Overdue Book Is Returned to a Library After Nearly 120 Years
As books go, James Clerk Maxwell’s “An Elementary Treatise on Electricity” is hardly a household name, but it has gained renewed attention after a copy was returned last month to a Massachusetts library nearly 120 years overdue.
“This is definitely the longest overdue book that we’ve gotten back,” Olivia Melo, the library’s director, said on Sunday. “And we do get some books back after, you know, 10, 15 years.”
The book, published in 1881 and written by a prominent Scottish physicist, was an early scientific text laying out electrical theories.
Its 208 pages, bound by a cranberry-colored cover, are crammed with technical jargon and medleys of elaborate mathematical equations. The library acquired the book in 1882, Ms. Melo said.
It was likely either last checked out on Feb. 14, 1904, or Feb. 14, 1905. The faded stamp makes it difficult to be certain, but a faint circular shape after the “190-” suggests the later date, she said. A prior checkout stamp clearly reads Dec. 10, 1903.
On May 30, the library was contacted by Stewart Plein, a curator of rare books at West Virginia University’s library in Morgantown, W.Va.
“We have recently received a donation that included a book from your library,” Ms. Plein wrote in a note. “There is no withdrawn information. Would you like it returned to you?”
Libraries mark books “withdrawn” to indicate they no longer own a book. The absence of such a mark suggested to Ms. Plein that it still belonged to the New Bedford Free Public Library. She mailed the book back.
Who originally checked out the book and where it had been all these years was not immediately known.
The book is in “optimal shape,” Ms. Melo said. The words are legible. The spine is sturdy.
“It was very well taken care of,” Ms. Melo said. “Whoever had the book all this time obviously had it in a controlled room. It wasn’t being thumbed through.”
The more than 140-year-old book isn’t the first to find its way back to its original lender after so many decades.
Last month, a copy of “The Bounty Trilogy” by Charles Nordhoff and James Norman Hall, published in 1932, was returned to a Washington state library 81 years after it was checked out, CNN reported. In 2021, a copy of Kate Douglas Wiggin’s “New Chronicles of Rebecca,” still in “immaculate” condition, turned up at an Idaho library after 110 years.
When “An Elementary Treatise on Electricity” was checked out, the New Bedford Free Public Library charged a one-cent fee for every day it was late.
Had that late fee rate remained without a cap, the borrower would have owed roughly $430. Without a cap, at today’s late fee rate of 5 cents per day, the balance would be more than $2,100.

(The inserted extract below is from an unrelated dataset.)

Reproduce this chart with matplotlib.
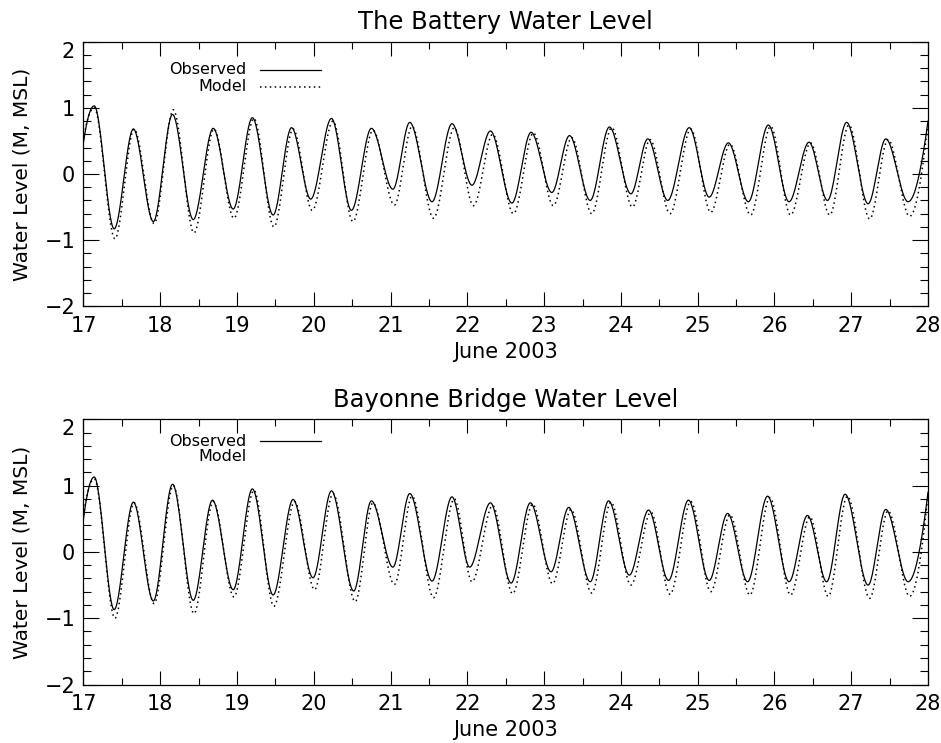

But late fees were capped decades ago at $2 to encourage people to return their books, Ms. Melo said.
Though the book today does not command an astronomical price on the open market — it was mass-produced, and a similar copy is listed for sale online at $600 — “An Elementary Treatise on Electricity” does hold sentimental and historical value, Ms. Melo said.
In the digital age, it speaks to the “value of the printed word,” she said.
“This book is going to be here 100 years from now because now we’re going to continue to preserve it and take care of it,” Ms. Melo said. “For future generations, this book will be here.”